The Pains of Being Pure at Heart

The Pains of Being Pure at Heart may have started out playing scrappy fuzz-pop, but their sound has grown increasingly sprawling and ambitious over the years. On 2011’s Belong, they embraced muscular alt-rock influences, while last year’s Days of Abandon was lavish, pristinely clean pop. Meanwhile, any semblance that the band was a collaborative partnership was lost, as all of the original members save for singer-guitarist Kip Berman gradually departed, and it became a glorified solo vehicle for the frontman.

With the Hell EP, this transformation continues. The title track was originally a solo demo that Berman wrote for Days of Abandon, which he posted online back in August after going through a hard drive full of unused material. The reaction from listeners was evidently positive enough that Berman decided to flesh it out with a proper studio recording, and that new version appears here along with a couple of covers.

This rendition of “Hell” sounds relatively similar to demo: it’s a bright, snappy funk number that takes clear cues from Orange Juice’s minor ‘80s hit “Rip It Up.” Its sampled, clap-along disco swagger and choppy electric strums make it by far the most danceable instalment in the band’s catalogue, while the Motown-style horns, spacious keyboards and rich harmonies drive it a joyously lush crescendo. During the outro, Berman manages to turn the grim phrase “We’re going to hell” into a celebratory mantra. While the ornate arrangements on Days of Abandon were sometimes overbearing and didn’t do much to improve Berman’s sensitive style, the arrangement here sounds fantastic, and the cheerful vibe suggests exciting new possibilities for the Pains’ future.

The covers are less revelatory. The rendition of “Ballad of the Band” is a natural choice, given original artist Felt’s influential status in the lineage of jangling indie pop (Berman has always been an Anglophile, after all). This crisp, keyboard-laced version sounds slicker than Felt’s version, but it’s otherwise a fairly faithful recreation: Berman even stretches’ his breathy voice to an ever-so-slightly more sneering timbre, somewhat alluding to Felt singer Lawrence’s Lou Reed-esque delivery.

The version of James’ suggestive 1993 hit “Laid” is similarly straightforward, with spacious electric guitar tones adding a sense of soaring grandeur to the descriptions of passionate sex and emotional dysfunction. Here, Jen Goma of A Sunny Day in Glasgow reprises her role from Days of Abandon as a part-time lead vocalist, and she sings with a power and expressiveness that’s distinct from Berman’s usual passivity. It’s a solid performance, but it sounds like very well-trodden territory given that there have already been some relatively high-profile covers of the tune over the years.

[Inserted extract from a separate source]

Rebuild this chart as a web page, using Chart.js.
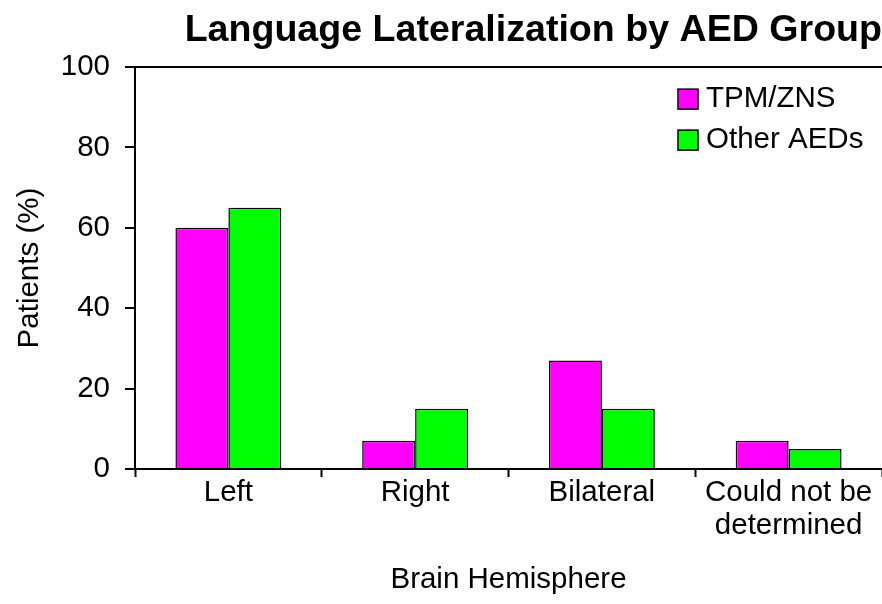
<!DOCTYPE html>
<html>
<head>
<meta charset="utf-8">
<script src="https://cdn.jsdelivr.net/npm/chart.js@4"></script>
<style>
  body { margin: 0; background: #fff; }
  #wrap { width: 882px; height: 604px; }
</style>
</head>
<body>
<div id="wrap"><canvas id="chart" width="882" height="604"></canvas></div>
<script>
// data
var categories = ['Left', 'Right', 'Bilateral', ['Could not be', 'determined']];
var tpmZns = [60, 7, 27, 7];
var otherAeds = [65, 15, 15, 5];
var seriesNames = ['TPM/ZNS', 'Other AEDs'];
var yTicks = [0, 20, 40, 60, 80, 100];

var FONT = 'Liberation Sans, Arial, sans-serif';
var FS = 29.5;

// legend drawn inside the plot, top right
var insideLegend = {
    id: 'insideLegend',
    afterDraw: function (chart) {
        var ctx = chart.ctx;
        var area = chart.chartArea;
        var x = area.right - 204;
        var y = area.top + 22;
        ctx.save();
        ctx.font = FS + 'px ' + FONT;
        ctx.textBaseline = 'middle';
        ctx.textAlign = 'left';
        chart.data.datasets.forEach(function (ds, i) {
            var yy = y + i * 41;
            ctx.fillStyle = ds.backgroundColor;
            ctx.fillRect(x, yy, 20, 20);
            ctx.strokeStyle = '#000';
            ctx.lineWidth = 1.5;
            ctx.strokeRect(x, yy, 20, 20);
            ctx.fillStyle = '#000';
            ctx.fillText(ds.label, x + 28, yy + 10);
        });
        ctx.restore();
    }
};

new Chart(document.getElementById('chart'), {
    type: 'bar',
    data: {
        labels: categories,
        datasets: [{
            label: seriesNames[0],
            data: tpmZns,
            backgroundColor: '#FF00FF',
            borderColor: '#000',
            borderWidth: 1.5,
            categoryPercentage: 0.567,
            barPercentage: 1
        }, {
            label: seriesNames[1],
            data: otherAeds,
            backgroundColor: '#00FF00',
            borderColor: '#000',
            borderWidth: 1.5,
            categoryPercentage: 0.567,
            barPercentage: 1
        }]
    },
    options: {
        responsive: false,
        animation: false,
        layout: { padding: 0 },
        plugins: {
            legend: { display: false },
            tooltip: { enabled: false },
            title: {
                display: true,
                text: 'Language Lateralization by AED Group',
                align: 'end',
                color: '#000',
                font: { family: FONT, size: 37.6, weight: 'bold' },
                padding: { top: 8, bottom: 14 }
            }
        },
        scales: {
            x: {
                afterFit: function (s) { s.height = 135; },
                border: { color: '#000', width: 2 },
                grid: { drawOnChartArea: false, tickLength: 8, tickColor: '#000', tickWidth: 2, offset: true },
                ticks: {
                    color: '#000',
                    padding: 0,
                    maxRotation: 0,
                    font: { family: FONT, size: FS, lineHeight: 1.1 }
                },
                title: {
                    display: true,
                    text: 'Brain Hemisphere',
                    color: '#000',
                    font: { family: FONT, size: FS },
                    padding: { top: 0, bottom: 6 }
                }
            },
            y: {
                min: 0,
                max: 100,
                afterFit: function (s) { s.width = 135; },
                afterBuildTicks: function (s) {
                    s.ticks = yTicks.map(function (v) { return { value: v }; });
                },
                border: { color: '#000', width: 2 },
                grid: {
                    color: function (c) { return c.tick && c.tick.value === 100 ? '#000' : 'rgba(0,0,0,0)'; },
                    lineWidth: 2,
                    tickLength: 10,
                    tickColor: '#000',
                    tickWidth: 2
                },
                ticks: {
                    color: '#000',
                    padding: 15,
                    font: { family: FONT, size: FS }
                },
                title: {
                    display: true,
                    text: 'Patients (%)',
                    color: '#000',
                    font: { family: FONT, size: FS },
                    padding: { top: 12, bottom: 0 }
                }
            }
        }
    },
    plugins: [insideLegend]
});
</script>
</body>
</html>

But even if the cover of “Laid” is superfluous, it does hint at Berman’s possible aspirations for the Pains of Being Pure at Heart. With that song, James managed to marry mainstream sensibilities with a sense of underground cool, achieving commercial success on the strength of college radio popularity. It’s pop music with an undercurrent of subversion thanks to its sexual references and outsider protagonists — something that Berman has previously explored with songs like “Young Adult Friction,” “This Love Is Fucking Right!” and “Strange.”

Although crossover success has evaded this decidedly indie project so far, if Berman can take cues from “Laid” (plus keep writing songs as infectious as “Hell”), he stands a good chance of achieving it.